──────── Material

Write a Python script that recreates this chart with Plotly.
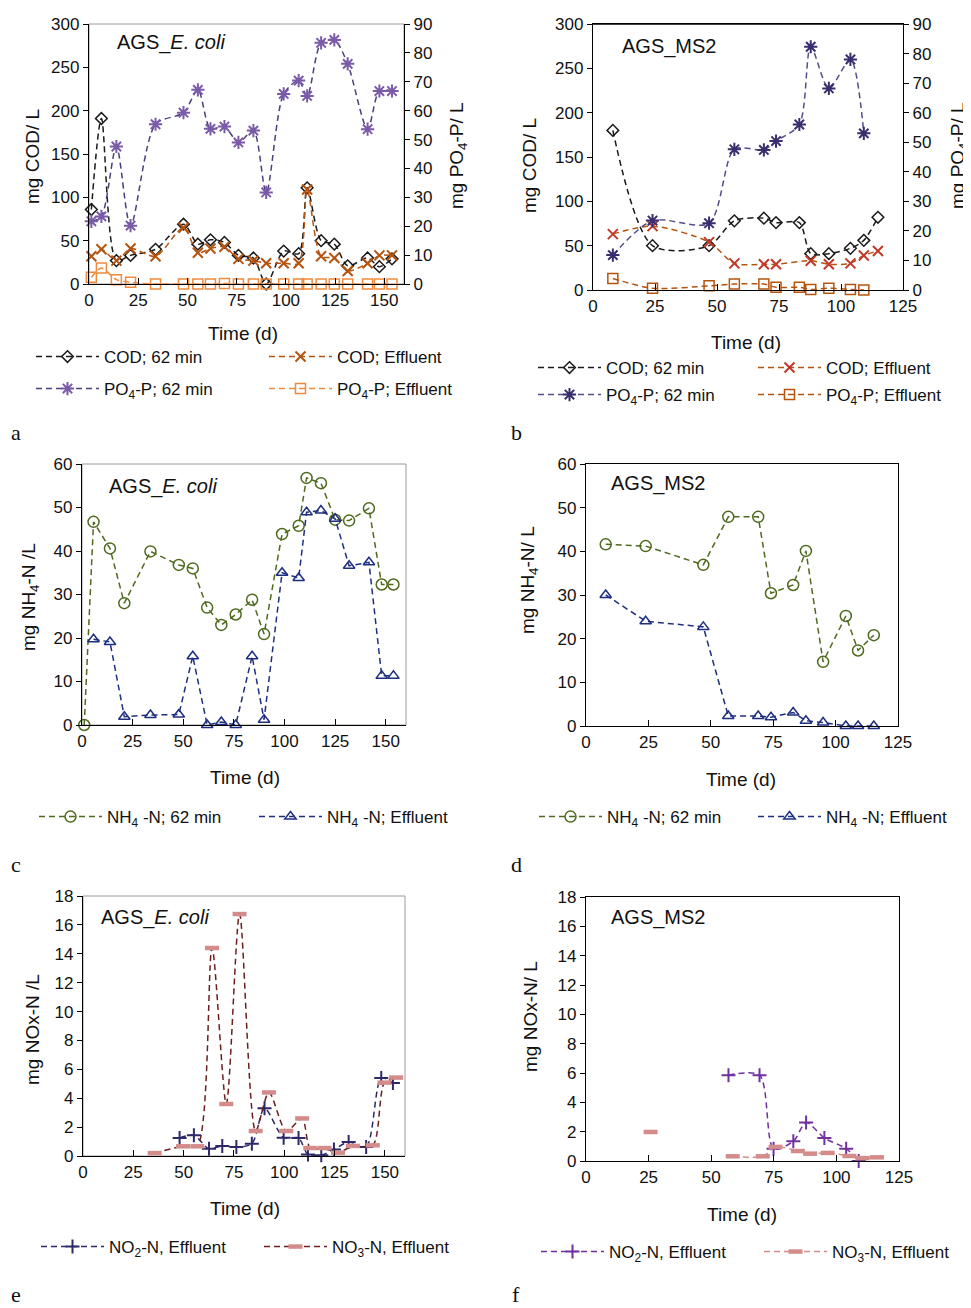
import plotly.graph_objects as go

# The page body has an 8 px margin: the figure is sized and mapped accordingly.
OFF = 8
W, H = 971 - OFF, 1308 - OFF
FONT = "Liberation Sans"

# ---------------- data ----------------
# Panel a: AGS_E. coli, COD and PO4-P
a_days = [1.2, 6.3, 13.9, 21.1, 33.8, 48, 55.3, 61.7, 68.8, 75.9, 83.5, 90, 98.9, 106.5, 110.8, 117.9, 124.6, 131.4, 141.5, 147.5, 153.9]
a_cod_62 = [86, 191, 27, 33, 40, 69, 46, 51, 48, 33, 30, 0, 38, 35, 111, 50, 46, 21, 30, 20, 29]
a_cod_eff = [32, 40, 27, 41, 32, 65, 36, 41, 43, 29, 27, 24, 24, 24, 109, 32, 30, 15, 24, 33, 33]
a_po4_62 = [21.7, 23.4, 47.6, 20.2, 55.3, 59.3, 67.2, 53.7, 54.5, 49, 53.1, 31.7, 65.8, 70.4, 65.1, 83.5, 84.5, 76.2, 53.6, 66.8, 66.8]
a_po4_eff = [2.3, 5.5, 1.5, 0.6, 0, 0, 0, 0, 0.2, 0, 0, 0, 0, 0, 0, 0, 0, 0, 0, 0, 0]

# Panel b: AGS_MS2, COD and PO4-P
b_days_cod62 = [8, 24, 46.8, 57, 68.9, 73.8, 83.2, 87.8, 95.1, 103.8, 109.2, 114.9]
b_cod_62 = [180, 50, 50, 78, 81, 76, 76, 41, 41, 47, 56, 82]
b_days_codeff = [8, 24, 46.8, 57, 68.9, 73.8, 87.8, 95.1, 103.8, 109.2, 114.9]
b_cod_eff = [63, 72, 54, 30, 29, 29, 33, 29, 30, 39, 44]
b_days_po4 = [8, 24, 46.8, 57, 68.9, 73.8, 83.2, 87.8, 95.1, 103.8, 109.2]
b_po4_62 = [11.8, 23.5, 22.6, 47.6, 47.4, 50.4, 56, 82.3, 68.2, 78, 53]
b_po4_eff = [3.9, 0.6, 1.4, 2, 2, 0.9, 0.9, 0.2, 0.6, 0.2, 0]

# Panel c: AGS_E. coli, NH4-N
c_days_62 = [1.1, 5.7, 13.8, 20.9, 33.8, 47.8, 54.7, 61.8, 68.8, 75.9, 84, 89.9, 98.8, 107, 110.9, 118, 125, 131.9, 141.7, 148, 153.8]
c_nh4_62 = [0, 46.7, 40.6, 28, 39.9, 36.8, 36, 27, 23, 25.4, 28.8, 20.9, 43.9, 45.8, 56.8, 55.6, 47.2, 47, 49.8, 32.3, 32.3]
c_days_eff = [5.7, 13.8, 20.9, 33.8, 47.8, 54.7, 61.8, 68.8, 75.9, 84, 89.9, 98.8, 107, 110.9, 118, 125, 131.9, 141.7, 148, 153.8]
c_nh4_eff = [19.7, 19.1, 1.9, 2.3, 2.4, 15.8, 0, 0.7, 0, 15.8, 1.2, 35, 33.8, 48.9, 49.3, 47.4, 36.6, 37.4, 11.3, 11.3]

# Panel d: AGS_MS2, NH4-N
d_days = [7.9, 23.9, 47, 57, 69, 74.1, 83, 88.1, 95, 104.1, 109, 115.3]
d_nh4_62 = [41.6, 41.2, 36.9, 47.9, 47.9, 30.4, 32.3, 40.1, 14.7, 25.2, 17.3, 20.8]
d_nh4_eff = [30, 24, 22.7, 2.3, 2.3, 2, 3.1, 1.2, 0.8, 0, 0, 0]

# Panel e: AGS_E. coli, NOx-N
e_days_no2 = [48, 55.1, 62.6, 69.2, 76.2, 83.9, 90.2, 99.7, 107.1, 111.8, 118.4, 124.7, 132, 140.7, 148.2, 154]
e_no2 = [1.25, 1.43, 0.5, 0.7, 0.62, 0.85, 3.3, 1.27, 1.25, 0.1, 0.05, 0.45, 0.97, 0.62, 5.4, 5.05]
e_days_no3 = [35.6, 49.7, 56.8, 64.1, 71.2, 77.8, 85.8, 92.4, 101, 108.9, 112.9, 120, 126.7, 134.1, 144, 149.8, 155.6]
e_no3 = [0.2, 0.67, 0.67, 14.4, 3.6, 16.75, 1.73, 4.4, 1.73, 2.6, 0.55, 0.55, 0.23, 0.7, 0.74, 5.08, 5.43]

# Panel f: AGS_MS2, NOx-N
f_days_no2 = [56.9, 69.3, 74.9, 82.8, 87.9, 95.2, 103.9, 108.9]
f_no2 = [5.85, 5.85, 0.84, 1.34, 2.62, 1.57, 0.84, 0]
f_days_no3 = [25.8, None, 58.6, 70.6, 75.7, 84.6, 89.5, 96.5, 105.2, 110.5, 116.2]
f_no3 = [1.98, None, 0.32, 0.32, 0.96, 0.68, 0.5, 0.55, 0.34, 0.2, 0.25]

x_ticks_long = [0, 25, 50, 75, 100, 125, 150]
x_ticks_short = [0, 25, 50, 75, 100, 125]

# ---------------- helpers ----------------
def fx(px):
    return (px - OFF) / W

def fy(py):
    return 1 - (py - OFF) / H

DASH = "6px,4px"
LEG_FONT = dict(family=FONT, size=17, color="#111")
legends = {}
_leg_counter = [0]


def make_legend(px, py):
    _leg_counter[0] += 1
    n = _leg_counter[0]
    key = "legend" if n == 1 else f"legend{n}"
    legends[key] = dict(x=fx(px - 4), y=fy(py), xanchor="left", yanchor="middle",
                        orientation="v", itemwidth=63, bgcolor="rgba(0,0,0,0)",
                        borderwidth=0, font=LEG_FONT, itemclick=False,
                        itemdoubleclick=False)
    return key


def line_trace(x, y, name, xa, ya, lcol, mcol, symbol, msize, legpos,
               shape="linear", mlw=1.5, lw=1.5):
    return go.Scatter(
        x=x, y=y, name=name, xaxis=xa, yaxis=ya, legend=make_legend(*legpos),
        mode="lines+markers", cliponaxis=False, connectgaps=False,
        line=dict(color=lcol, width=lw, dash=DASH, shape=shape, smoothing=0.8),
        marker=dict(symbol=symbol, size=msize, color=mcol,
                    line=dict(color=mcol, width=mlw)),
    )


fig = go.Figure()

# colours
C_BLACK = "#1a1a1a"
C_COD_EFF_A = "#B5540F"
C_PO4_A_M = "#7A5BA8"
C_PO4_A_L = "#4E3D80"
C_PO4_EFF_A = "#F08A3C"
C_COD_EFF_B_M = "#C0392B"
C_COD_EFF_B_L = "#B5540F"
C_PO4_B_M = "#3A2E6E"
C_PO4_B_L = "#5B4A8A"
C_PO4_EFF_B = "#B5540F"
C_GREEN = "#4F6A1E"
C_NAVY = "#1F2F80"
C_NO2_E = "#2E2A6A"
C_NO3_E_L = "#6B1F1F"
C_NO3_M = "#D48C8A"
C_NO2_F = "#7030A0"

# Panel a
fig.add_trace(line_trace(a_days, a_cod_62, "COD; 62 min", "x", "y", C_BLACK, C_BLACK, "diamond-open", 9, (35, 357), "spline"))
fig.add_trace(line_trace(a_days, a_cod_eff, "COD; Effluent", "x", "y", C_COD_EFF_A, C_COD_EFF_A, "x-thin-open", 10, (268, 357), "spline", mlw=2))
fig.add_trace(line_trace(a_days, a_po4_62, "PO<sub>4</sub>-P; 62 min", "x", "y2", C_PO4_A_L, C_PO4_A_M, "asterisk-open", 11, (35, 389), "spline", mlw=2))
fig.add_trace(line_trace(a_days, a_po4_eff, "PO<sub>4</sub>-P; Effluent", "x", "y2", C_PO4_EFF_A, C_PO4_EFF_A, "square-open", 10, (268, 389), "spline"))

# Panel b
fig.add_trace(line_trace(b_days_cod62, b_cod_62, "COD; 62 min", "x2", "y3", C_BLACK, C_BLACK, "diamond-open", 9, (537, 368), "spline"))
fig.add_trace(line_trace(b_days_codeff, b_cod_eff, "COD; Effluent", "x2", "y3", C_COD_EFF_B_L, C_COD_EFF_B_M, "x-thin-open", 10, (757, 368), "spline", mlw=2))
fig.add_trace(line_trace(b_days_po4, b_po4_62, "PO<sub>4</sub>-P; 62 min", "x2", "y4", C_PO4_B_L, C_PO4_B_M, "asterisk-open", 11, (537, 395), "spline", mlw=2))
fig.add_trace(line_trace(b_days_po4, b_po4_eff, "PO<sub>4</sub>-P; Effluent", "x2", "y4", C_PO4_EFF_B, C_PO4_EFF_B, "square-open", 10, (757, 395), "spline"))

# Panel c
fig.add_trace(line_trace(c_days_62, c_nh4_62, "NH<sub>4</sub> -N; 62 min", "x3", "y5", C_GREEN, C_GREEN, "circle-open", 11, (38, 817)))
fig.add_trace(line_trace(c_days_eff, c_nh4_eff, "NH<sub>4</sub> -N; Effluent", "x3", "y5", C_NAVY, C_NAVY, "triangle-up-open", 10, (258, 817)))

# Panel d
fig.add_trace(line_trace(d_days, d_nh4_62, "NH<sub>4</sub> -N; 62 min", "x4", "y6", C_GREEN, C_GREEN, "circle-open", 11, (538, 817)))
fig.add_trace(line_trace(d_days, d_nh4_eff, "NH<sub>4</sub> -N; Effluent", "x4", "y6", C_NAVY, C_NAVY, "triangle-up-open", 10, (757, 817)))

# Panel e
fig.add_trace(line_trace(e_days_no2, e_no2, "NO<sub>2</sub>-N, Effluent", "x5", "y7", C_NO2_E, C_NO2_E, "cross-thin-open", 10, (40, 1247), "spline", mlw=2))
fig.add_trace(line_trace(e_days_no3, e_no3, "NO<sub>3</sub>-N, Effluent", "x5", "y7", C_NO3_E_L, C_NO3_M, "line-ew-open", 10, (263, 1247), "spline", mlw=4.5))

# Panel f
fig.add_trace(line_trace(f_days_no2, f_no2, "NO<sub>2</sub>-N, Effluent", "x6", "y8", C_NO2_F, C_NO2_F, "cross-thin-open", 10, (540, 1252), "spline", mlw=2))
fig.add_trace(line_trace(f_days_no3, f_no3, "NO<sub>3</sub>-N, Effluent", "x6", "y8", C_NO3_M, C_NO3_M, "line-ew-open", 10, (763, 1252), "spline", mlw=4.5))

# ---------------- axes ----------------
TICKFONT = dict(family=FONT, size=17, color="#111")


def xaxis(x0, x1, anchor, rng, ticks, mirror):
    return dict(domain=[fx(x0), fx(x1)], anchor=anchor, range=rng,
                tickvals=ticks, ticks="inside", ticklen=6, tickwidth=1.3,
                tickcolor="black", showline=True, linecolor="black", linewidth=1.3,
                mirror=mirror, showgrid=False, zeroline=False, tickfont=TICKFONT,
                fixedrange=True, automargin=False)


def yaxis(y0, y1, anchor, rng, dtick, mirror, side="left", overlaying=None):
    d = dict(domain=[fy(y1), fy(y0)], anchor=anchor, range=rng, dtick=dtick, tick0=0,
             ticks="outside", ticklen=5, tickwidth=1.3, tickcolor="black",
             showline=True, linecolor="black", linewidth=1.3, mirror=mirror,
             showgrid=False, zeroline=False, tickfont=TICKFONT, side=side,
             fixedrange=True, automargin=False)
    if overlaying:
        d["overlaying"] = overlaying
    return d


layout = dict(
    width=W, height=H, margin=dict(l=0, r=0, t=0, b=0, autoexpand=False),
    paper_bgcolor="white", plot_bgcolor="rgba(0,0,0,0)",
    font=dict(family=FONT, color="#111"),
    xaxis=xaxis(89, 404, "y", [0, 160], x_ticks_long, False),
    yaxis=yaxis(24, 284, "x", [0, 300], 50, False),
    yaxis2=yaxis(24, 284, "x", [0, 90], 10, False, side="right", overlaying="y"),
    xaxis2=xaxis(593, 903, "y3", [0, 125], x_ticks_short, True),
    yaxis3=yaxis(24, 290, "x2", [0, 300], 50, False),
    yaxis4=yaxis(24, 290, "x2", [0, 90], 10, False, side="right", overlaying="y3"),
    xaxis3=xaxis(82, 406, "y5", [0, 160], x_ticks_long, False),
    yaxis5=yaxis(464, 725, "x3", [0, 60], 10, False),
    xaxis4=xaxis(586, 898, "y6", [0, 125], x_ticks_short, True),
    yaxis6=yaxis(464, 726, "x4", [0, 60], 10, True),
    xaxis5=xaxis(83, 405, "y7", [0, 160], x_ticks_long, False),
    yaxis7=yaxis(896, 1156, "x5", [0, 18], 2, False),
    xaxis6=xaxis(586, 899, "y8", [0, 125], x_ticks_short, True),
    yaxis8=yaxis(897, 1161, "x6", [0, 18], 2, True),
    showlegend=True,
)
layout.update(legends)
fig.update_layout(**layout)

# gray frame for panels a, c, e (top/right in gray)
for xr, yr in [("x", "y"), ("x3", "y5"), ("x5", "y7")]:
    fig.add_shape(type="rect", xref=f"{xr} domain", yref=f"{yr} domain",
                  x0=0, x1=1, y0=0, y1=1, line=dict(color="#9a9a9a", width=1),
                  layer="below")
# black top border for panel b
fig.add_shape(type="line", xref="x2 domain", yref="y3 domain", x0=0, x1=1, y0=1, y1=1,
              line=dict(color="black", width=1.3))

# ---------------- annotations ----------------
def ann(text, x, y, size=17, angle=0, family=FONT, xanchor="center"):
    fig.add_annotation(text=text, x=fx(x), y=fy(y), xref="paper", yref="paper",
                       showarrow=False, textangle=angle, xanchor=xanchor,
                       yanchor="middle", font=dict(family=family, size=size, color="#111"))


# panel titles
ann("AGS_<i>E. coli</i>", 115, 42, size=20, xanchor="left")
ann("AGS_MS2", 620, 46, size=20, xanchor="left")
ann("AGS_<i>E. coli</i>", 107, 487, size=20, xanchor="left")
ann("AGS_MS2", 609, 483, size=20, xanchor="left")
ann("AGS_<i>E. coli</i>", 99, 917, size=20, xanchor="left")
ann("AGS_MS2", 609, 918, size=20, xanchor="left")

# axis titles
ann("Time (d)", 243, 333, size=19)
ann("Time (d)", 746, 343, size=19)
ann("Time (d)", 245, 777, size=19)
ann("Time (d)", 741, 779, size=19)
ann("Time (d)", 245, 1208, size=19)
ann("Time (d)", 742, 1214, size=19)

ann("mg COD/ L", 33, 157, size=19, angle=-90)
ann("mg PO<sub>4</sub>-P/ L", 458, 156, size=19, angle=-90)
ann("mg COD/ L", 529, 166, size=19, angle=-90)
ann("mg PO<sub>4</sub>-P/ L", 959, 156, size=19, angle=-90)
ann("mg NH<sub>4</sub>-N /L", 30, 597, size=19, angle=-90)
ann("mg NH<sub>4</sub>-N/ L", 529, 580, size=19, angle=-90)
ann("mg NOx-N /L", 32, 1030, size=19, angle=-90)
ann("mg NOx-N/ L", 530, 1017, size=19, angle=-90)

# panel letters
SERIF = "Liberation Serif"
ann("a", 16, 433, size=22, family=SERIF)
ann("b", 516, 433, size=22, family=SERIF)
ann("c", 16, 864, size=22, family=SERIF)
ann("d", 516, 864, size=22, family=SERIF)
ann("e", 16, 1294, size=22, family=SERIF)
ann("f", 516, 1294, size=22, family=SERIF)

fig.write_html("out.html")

────────────────

*Description of the task*: Exactly as written, please give again the lines from the beginning of the listing through the line containing "0.6, 0.2, 0]", inclusive, without any pictures.

*Output below*:
Write a Python script that recreates this chart with Plotly.
import plotly.graph_objects as go

# The page body has an 8 px margin: the figure is sized and mapped accordingly.
OFF = 8
W, H = 971 - OFF, 1308 - OFF
FONT = "Liberation Sans"

# ---------------- data ----------------
# Panel a: AGS_E. coli, COD and PO4-P
a_days = [1.2, 6.3, 13.9, 21.1, 33.8, 48, 55.3, 61.7, 68.8, 75.9, 83.5, 90, 98.9, 106.5, 110.8, 117.9, 124.6, 131.4, 141.5, 147.5, 153.9]
a_cod_62 = [86, 191, 27, 33, 40, 69, 46, 51, 48, 33, 30, 0, 38, 35, 111, 50, 46, 21, 30, 20, 29]
a_cod_eff = [32, 40, 27, 41, 32, 65, 36, 41, 43, 29, 27, 24, 24, 24, 109, 32, 30, 15, 24, 33, 33]
a_po4_62 = [21.7, 23.4, 47.6, 20.2, 55.3, 59.3, 67.2, 53.7, 54.5, 49, 53.1, 31.7, 65.8, 70.4, 65.1, 83.5, 84.5, 76.2, 53.6, 66.8, 66.8]
a_po4_eff = [2.3, 5.5, 1.5, 0.6, 0, 0, 0, 0, 0.2, 0, 0, 0, 0, 0, 0, 0, 0, 0, 0, 0, 0]

# Panel b: AGS_MS2, COD and PO4-P
b_days_cod62 = [8, 24, 46.8, 57, 68.9, 73.8, 83.2, 87.8, 95.1, 103.8, 109.2, 114.9]
b_cod_62 = [180, 50, 50, 78, 81, 76, 76, 41, 41, 47, 56, 82]
b_days_codeff = [8, 24, 46.8, 57, 68.9, 73.8, 87.8, 95.1, 103.8, 109.2, 114.9]
b_cod_eff = [63, 72, 54, 30, 29, 29, 33, 29, 30, 39, 44]
b_days_po4 = [8, 24, 46.8, 57, 68.9, 73.8, 83.2, 87.8, 95.1, 103.8, 109.2]
b_po4_62 = [11.8, 23.5, 22.6, 47.6, 47.4, 50.4, 56, 82.3, 68.2, 78, 53]
b_po4_eff = [3.9, 0.6, 1.4, 2, 2, 0.9, 0.9, 0.2, 0.6, 0.2, 0]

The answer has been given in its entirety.